▶ **MATERIAL**:
━━━
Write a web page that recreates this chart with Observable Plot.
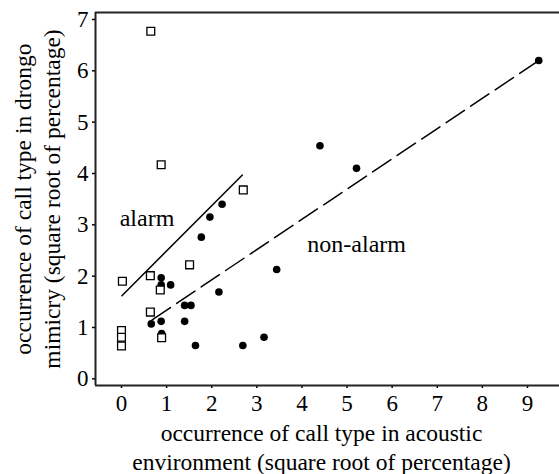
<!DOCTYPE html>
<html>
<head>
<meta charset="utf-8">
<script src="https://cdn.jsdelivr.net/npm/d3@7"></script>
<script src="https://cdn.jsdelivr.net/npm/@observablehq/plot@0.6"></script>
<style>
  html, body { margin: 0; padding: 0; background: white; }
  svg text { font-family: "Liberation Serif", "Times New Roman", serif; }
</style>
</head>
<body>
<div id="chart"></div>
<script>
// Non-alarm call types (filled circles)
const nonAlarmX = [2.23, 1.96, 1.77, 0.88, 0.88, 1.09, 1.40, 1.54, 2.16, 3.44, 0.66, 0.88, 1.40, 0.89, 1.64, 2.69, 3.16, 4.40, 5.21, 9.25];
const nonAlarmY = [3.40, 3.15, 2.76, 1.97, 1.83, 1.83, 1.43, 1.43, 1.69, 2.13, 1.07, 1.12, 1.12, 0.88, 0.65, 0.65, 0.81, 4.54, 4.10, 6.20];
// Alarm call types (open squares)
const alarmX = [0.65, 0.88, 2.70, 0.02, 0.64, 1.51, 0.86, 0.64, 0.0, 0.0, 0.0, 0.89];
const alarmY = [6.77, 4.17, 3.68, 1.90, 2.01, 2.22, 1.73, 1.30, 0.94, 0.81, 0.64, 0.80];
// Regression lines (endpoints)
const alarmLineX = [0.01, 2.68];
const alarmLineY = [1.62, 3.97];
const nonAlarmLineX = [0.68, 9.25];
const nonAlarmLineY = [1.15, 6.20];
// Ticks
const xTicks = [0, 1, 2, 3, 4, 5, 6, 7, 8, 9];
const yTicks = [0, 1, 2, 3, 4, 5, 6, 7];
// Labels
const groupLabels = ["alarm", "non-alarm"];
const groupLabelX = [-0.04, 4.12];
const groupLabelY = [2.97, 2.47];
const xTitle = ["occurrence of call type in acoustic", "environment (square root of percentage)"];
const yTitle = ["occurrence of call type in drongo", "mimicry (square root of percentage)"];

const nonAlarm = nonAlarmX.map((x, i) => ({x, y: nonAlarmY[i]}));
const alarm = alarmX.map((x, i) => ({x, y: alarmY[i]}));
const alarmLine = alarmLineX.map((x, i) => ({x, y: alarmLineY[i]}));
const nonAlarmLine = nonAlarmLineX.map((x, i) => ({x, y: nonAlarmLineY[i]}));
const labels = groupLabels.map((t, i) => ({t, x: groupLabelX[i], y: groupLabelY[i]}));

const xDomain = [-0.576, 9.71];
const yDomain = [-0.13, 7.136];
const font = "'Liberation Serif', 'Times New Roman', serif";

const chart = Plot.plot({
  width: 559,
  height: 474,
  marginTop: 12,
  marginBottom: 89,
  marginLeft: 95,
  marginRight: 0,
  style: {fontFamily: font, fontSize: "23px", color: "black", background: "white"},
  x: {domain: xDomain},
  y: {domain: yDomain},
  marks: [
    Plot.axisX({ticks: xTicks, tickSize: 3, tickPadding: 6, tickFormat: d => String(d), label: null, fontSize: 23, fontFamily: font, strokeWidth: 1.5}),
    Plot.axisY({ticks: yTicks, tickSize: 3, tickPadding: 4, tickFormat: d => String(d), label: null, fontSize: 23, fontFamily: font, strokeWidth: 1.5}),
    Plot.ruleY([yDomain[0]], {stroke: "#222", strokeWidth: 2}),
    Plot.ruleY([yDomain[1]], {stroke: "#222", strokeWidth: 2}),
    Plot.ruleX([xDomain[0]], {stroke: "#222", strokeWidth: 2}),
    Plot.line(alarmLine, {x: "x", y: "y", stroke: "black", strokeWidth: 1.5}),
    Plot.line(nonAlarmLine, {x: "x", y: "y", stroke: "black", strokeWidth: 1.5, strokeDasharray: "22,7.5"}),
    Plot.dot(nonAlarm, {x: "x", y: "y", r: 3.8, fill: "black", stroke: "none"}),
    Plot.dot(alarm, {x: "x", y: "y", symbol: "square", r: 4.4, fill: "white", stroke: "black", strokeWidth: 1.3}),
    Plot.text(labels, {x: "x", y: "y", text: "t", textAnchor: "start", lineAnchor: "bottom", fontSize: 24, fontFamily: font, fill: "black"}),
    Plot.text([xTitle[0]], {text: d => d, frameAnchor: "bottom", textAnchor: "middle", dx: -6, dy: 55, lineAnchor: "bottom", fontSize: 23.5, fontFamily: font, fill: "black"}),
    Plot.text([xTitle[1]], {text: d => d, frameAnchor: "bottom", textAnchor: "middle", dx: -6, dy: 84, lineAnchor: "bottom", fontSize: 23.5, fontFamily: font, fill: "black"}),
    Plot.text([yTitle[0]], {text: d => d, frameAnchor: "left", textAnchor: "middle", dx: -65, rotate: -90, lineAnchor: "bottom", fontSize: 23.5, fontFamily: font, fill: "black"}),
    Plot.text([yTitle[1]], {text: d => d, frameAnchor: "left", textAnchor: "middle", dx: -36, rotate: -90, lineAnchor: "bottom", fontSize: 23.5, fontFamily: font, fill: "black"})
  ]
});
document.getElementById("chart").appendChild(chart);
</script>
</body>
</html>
━━━
▶ **GIVEN PROBLEM**:
Retype the listing exactly. Pictures do not belong in the copy.

▶ **FINAL RESULT**:
Write a web page that recreates this chart with Observable Plot.
<!DOCTYPE html>
<html>
<head>
<meta charset="utf-8">
<script src="https://cdn.jsdelivr.net/npm/d3@7"></script>
<script src="https://cdn.jsdelivr.net/npm/@observablehq/plot@0.6"></script>
<style>
  html, body { margin: 0; padding: 0; background: white; }
  svg text { font-family: "Liberation Serif", "Times New Roman", serif; }
</style>
</head>
<body>
<div id="chart"></div>
<script>
// Non-alarm call types (filled circles)
const nonAlarmX = [2.23, 1.96, 1.77, 0.88, 0.88, 1.09, 1.40, 1.54, 2.16, 3.44, 0.66, 0.88, 1.40, 0.89, 1.64, 2.69, 3.16, 4.40, 5.21, 9.25];
const nonAlarmY = [3.40, 3.15, 2.76, 1.97, 1.83, 1.83, 1.43, 1.43, 1.69, 2.13, 1.07, 1.12, 1.12, 0.88, 0.65, 0.65, 0.81, 4.54, 4.10, 6.20];
// Alarm call types (open squares)
const alarmX = [0.65, 0.88, 2.70, 0.02, 0.64, 1.51, 0.86, 0.64, 0.0, 0.0, 0.0, 0.89];
const alarmY = [6.77, 4.17, 3.68, 1.90, 2.01, 2.22, 1.73, 1.30, 0.94, 0.81, 0.64, 0.80];
// Regression lines (endpoints)
const alarmLineX = [0.01, 2.68];
const alarmLineY = [1.62, 3.97];
const nonAlarmLineX = [0.68, 9.25];
const nonAlarmLineY = [1.15, 6.20];
// Ticks
const xTicks = [0, 1, 2, 3, 4, 5, 6, 7, 8, 9];
const yTicks = [0, 1, 2, 3, 4, 5, 6, 7];
// Labels
const groupLabels = ["alarm", "non-alarm"];
const groupLabelX = [-0.04, 4.12];
const groupLabelY = [2.97, 2.47];
const xTitle = ["occurrence of call type in acoustic", "environment (square root of percentage)"];
const yTitle = ["occurrence of call type in drongo", "mimicry (square root of percentage)"];

const nonAlarm = nonAlarmX.map((x, i) => ({x, y: nonAlarmY[i]}));
const alarm = alarmX.map((x, i) => ({x, y: alarmY[i]}));
const alarmLine = alarmLineX.map((x, i) => ({x, y: alarmLineY[i]}));
const nonAlarmLine = nonAlarmLineX.map((x, i) => ({x, y: nonAlarmLineY[i]}));
const labels = groupLabels.map((t, i) => ({t, x: groupLabelX[i], y: groupLabelY[i]}));

const xDomain = [-0.576, 9.71];
const yDomain = [-0.13, 7.136];
const font = "'Liberation Serif', 'Times New Roman', serif";

const chart = Plot.plot({
  width: 559,
  height: 474,
  marginTop: 12,
  marginBottom: 89,
  marginLeft: 95,
  marginRight: 0,
  style: {fontFamily: font, fontSize: "23px", color: "black", background: "white"},
  x: {domain: xDomain},
  y: {domain: yDomain},
  marks: [
    Plot.axisX({ticks: xTicks, tickSize: 3, tickPadding: 6, tickFormat: d => String(d), label: null, fontSize: 23, fontFamily: font, strokeWidth: 1.5}),
    Plot.axisY({ticks: yTicks, tickSize: 3, tickPadding: 4, tickFormat: d => String(d), label: null, fontSize: 23, fontFamily: font, strokeWidth: 1.5}),
    Plot.ruleY([yDomain[0]], {stroke: "#222", strokeWidth: 2}),
    Plot.ruleY([yDomain[1]], {stroke: "#222", strokeWidth: 2}),
    Plot.ruleX([xDomain[0]], {stroke: "#222", strokeWidth: 2}),
    Plot.line(alarmLine, {x: "x", y: "y", stroke: "black", strokeWidth: 1.5}),
    Plot.line(nonAlarmLine, {x: "x", y: "y", stroke: "black", strokeWidth: 1.5, strokeDasharray: "22,7.5"}),
    Plot.dot(nonAlarm, {x: "x", y: "y", r: 3.8, fill: "black", stroke: "none"}),
    Plot.dot(alarm, {x: "x", y: "y", symbol: "square", r: 4.4, fill: "white", stroke: "black", strokeWidth: 1.3}),
    Plot.text(labels, {x: "x", y: "y", text: "t", textAnchor: "start", lineAnchor: "bottom", fontSize: 24, fontFamily: font, fill: "black"}),
    Plot.text([xTitle[0]], {text: d => d, frameAnchor: "bottom", textAnchor: "middle", dx: -6, dy: 55, lineAnchor: "bottom", fontSize: 23.5, fontFamily: font, fill: "black"}),
    Plot.text([xTitle[1]], {text: d => d, frameAnchor: "bottom", textAnchor: "middle", dx: -6, dy: 84, lineAnchor: "bottom", fontSize: 23.5, fontFamily: font, fill: "black"}),
    Plot.text([yTitle[0]], {text: d => d, frameAnchor: "left", textAnchor: "middle", dx: -65, rotate: -90, lineAnchor: "bottom", fontSize: 23.5, fontFamily: font, fill: "black"}),
    Plot.text([yTitle[1]], {text: d => d, frameAnchor: "left", textAnchor: "middle", dx: -36, rotate: -90, lineAnchor: "bottom", fontSize: 23.5, fontFamily: font, fill: "black"})
  ]
});
document.getElementById("chart").appendChild(chart);
</script>
</body>
</html>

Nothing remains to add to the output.